Osram unveils Automotive lighting Tech at CES
Osram will be unveiling its latest innovations for cars at the Consumer Electronics Show (CES) in Las Vegas, this week.
These include using invisible light, LiDAR (light detection and ranging) systems, for semi-autonomous to fully autonomous driving capabilities, according to the company
LiDAR systems generate laser pulses that hit objects and reflect light back onto a detector. The time of travel of the laser beam establishes the distance to the object. Osram's multi-channel laser light source enables vehicles to generate an accurate, three-dimensional image of their surroundings and use this information to initiate the appropriate driving manoeuvres. An accurate evaluation of the vehicle's surroundings is crucial for safe autonomous driving.
Headlights using laser technology are the next stage in automotive lighting, says Osram. Due to the high luminance of the laser, which is about five times higher than the best of other light sources available today, these headlights double the best high beam range previously available, from 300 to 600 meters (2,000 feet). Osram's energy-efficient laser lighting, which includes some of the smallest technology components available, found its way into serial car production with the BMW i8, the BMW 7 series and the Audi R8 und R8 LMX as boosters added to the high beam. This provides better visibility for the driver and thus greater road safety.

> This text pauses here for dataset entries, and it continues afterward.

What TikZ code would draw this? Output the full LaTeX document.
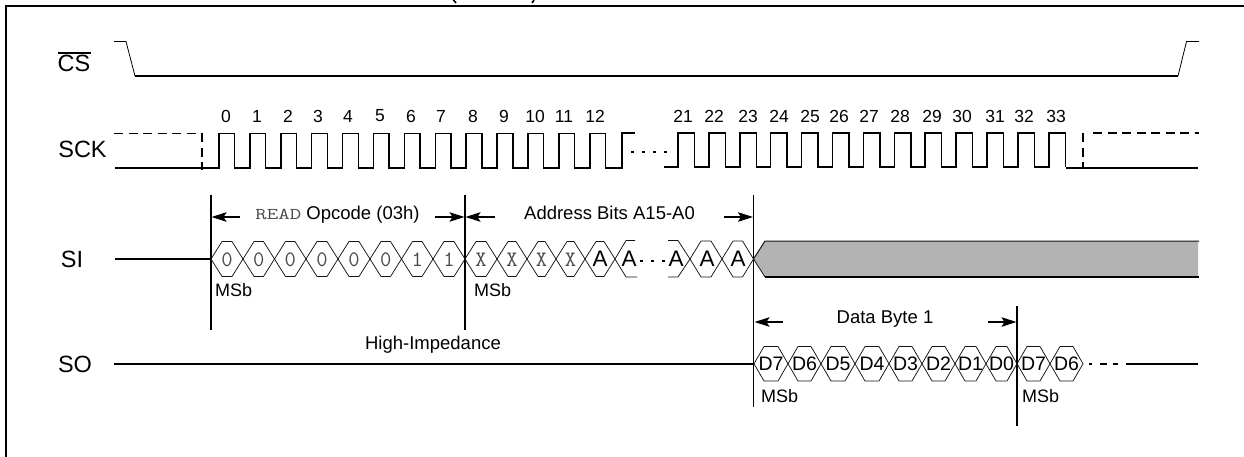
\documentclass[tikz,border=0pt]{standalone}
\usepackage{fontspec}
\setmainfont{Liberation Sans}
\usetikzlibrary{arrows.meta}
\definecolor{ink}{HTML}{141414}
\definecolor{greyfill}{HTML}{B3B3B3}
\definecolor{bittext}{HTML}{4A4A4A}
\newcommand{\fs}[1]{\fontsize{#1}{#1}\selectfont}
\newcommand{\bitfont}{\ttfamily\fs{22}}
\tikzset{
  x=1pt,y=-1pt,
  frameline/.style={draw=black,line width=2pt},
  wave/.style={draw=black,line width=1.5pt},
  wavethin/.style={draw=black,line width=0.8pt},
  dashwave/.style={draw=black,line width=1.5pt,dash pattern=on 9pt off 5.5pt},
  dotwave/.style={draw=black,line width=1.4pt,dash pattern=on 3pt off 8pt},
  marker/.style={draw=black,line width=1.6pt},
  hex/.style={draw=ink,line width=0.75pt,line join=round},
  dim/.style={draw=black,line width=1.5pt,-{Stealth[length=15pt,width=9.5pt,inset=3pt]}},
  sig/.style={inner sep=0pt,font=\fs{23.5}},
  num/.style={inner sep=0pt,font=\fs{17.5}},
  lbl/.style={inner sep=0pt,font=\fs{18.5}},
  msb/.style={inner sep=0pt,font=\fs{18},anchor=west},
  bit/.style={inner sep=0pt,text=bittext,font=\bitfont},
  addr/.style={inner sep=0pt,font=\fs{22.5}},
  data/.style={inner sep=0pt,font=\fs{19.5}},
}
% full hexagon between two crossing points
\newcommand{\hexa}[5]{% x1,x2,ytop,ybot,slant
  \pgfmathsetmacro{\ym}{(#3+#4)/2}
  \draw[hex] (#1,\ym) -- (#1+#5,#3) -- (#2-#5,#3) -- (#2,\ym) -- (#2-#5,#4) -- (#1+#5,#4) -- cycle;
}
\begin{document}
\begin{tikzpicture}
\useasboundingbox (0,0) rectangle (1244,457);
% frame
\coordinate (fbl) at (5.5,457);
\coordinate (ftl) at (5.5,6.5);
\coordinate (ftr) at (1244,6.5);
\draw[frameline] (fbl) -- (ftl) -- (ftr);
% clipped remains of the title above the frame
\draw[draw=black,line width=1.6pt] (453.5,0) -- (456,3);
\draw[draw=black,line width=1.6pt] (534,0) -- (532,3);
% signal names
\node[sig] (cs) at (74,62) {\rlap{\rule[17.6pt]{33.5pt}{1.4pt}}CS};
\node[sig] (sck) at (82.5,149.5) {SCK};
\node[sig] (si) at (72,259) {SI};
\node[sig] (so) at (75,364) {SO};
% CS
\draw[wavethin] (114,41.5) -- (126,41.5) -- (135,76);
\draw[wave] (135,76) -- (1178,76);
\draw[wavethin] (1178,76) -- (1186.5,41.5) -- (1199,41.5);
% SCK
\draw[dashwave] (114,133.5) -- (202,133.5);
\draw[dashwave] (202,133.5) -- (202,170);
\draw[wave] (115,168)
  \foreach \i in {0,...,12}{ -- ({219+30.9*\i},168) -- ({219+30.9*\i},133.5) -- ({234.7+30.9*\i},133.5) -- ({234.7+30.9*\i},168) }
  -- (622,168) -- (622,133) -- (635,133);
\draw[dotwave] (631,152) -- (672,152);
\draw[wave] (664,167) -- (678,167)
  \foreach \i in {0,...,12}{ -- ({678+30.9*\i},167) -- ({678+30.9*\i},133) -- ({694.5+30.9*\i},133) -- ({694.5+30.9*\i},167) };
\draw[wave] (1065.5,168) -- (1198,168);
\draw[dashwave] (1083,133.5) -- (1083,168);
\draw[dashwave] (1093,133) -- (1199,133);
% clock numbers
\foreach \n/\x in {0/226,1/257,2/288,3/318,4/348,5/380,6/411,7/441,8/473,9/504,10/535,11/564,12/595,21/683,22/714,23/748,24/779,25/810,26/839,27/869,28/900,29/932,30/962,31/995,32/1024,33/1056}
  \node[num] (clk\n) at (\x,116) {\n};
% markers
\coordinate (m1t) at (211,195); \coordinate (m1b) at (211,330);
\coordinate (m2t) at (465,195); \coordinate (m2b) at (465,330);
\coordinate (m3t) at (753.5,195); \coordinate (m3b) at (753.5,407);
\coordinate (m4t) at (1017,306); \coordinate (m4b) at (1017,426);
\draw[marker] (m1t) -- (m1b);
\draw[marker] (m2t) -- (m2b);
\draw[marker] (m3t) -- (m3b);
\draw[marker] (m4t) -- (m4b);
% dimension arrows
\draw[dim] (240,217) -- (211.5,217);
\draw[dim] (435,217) -- (464.5,217);
\draw[dim] (495,217) -- (465.5,217);
\draw[dim] (724,217) -- (753,217);
\draw[dim] (783,322) -- (754.5,322);
\draw[dim] (988,322) -- (1016.5,322);
\node[lbl,anchor=base] (opc) at (337.5,219) {\scalebox{1.35}[1]{\ttfamily\fs{16.5}\textcolor{bittext}{READ}} Opcode (03h)};
\node[lbl,anchor=base] (adr) at (609.5,219) {Address Bits A15-A0};
\node[lbl,anchor=base] (dby) at (885,323) {Data Byte 1};
\node[lbl,anchor=base] (hiz) at (433,349) {High-Impedance};
% SI
\draw[wave] (115,259) -- (211,259);
\foreach \a/\b/\t [count=\k] in {211/243/0,243/274.5/0,274.5/306/0,306/338/0,338/370/0,370/401.5/0,401.5/433/1,433/465/1}{
  \hexa{\a}{\b}{241.5}{276.5}{11}
  \node[bit] (si\k) at ({(\a+\b)/2},259.5) {\t};
}
\foreach \a/\b/\t [count=\k] in {465/497/X,497/527/X,527/556/X,556/585/X}{
  \hexa{\a}{\b}{241.5}{276.5}{11}
  \node[bit] (sx\k) at ({(\a+\b)/2},259.5) {\t};
}
\hexa{585}{615}{241.5}{276.5}{11}
\node[addr] (sa1) at (600,258.5) {A};
\draw[hex] (635,240.5) -- (626,240.5) -- (615,259) -- (626,277) -- (637,277);
\node[addr] (sa2) at (629,258.5) {A};
\draw[dotwave] (640,261) -- (666,261);
\draw[hex] (668,240.5) -- (678,240.5) -- (690,259) -- (678,277) -- (668,277);
\node[addr] (sa3) at (676,258.5) {A};
\hexa{690}{722}{241}{277}{11}
\node[addr] (sa4) at (707,258.5) {A};
\hexa{722}{753.5}{241}{277}{11}
\node[addr] (sa5) at (738,258.5) {A};
\fill[greyfill] (753.5,259) -- (765,241) -- (1198,241) -- (1198,277) -- (765,277) -- cycle;
\draw[draw=ink,line width=1pt] (753.5,259) -- (765,241) -- (1199,241);
\draw[draw=ink,line width=0.8pt] (753.5,259) -- (765,277);
\draw[wave] (765,277) -- (1199,277);
% SO
\draw[wave] (114,364) -- (754,364);
\foreach \a/\b/\t [count=\k] in {754/788/D7,788/821/D6,821/855/D5,855/889/D4,889/922/D3,922/955/D2,955/986/D1,986/1017/D0,1017/1050/D7,1050/1083/D6}{
  \hexa{\a}{\b}{346.5}{381}{10}
  \node[data] (sd\k) at ({(\a+\b)/2},363.5) {\t};
}
\draw[dotwave,dash pattern=on 2.5pt off 8pt on 7pt off 6pt on 5pt off 8pt] (1089,364) -- (1124,364);
\draw[wave] (1126,364) -- (1198,364);
% MSb
\node[msb] (ms1) at (215,290) {MSb};
\node[msb] (ms2) at (474,290) {MSb};
\node[msb] (ms3) at (761,396) {MSb};
\node[msb] (ms4) at (1022,396) {MSb};
\end{tikzpicture}
\end{document}
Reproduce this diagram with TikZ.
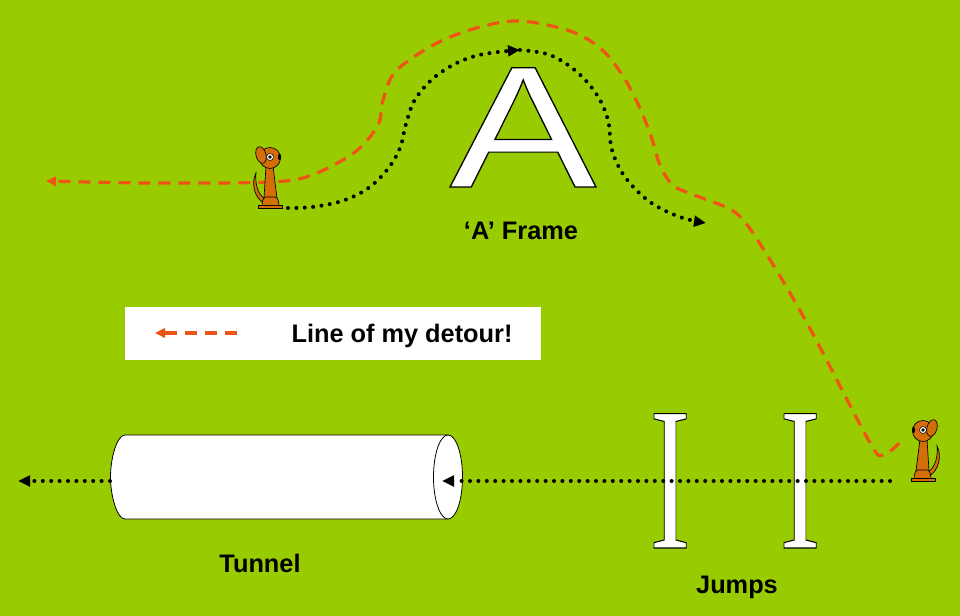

In addition to laser technology, advanced pixel headlights represent the future of automotive lighting. Together with partners, Osram developed a tiny LED matrix chip with more than 1,000 individually controllable pixels. A headlight comprising several such LED chips allows permanent driving with glare-free full beam. An onboard camera recognizes oncoming vehicle and pedestrian traffic, automatically dimming the high-resolution LED chips to ensure that the head areas of oncoming drivers, pedestrians, and cyclists are spared from the light beam.
This provides the driver with the best possible light at night, with no adverse effects for other traffic users, says Osram.The company expects to bring this technology to the commercial market by 2020.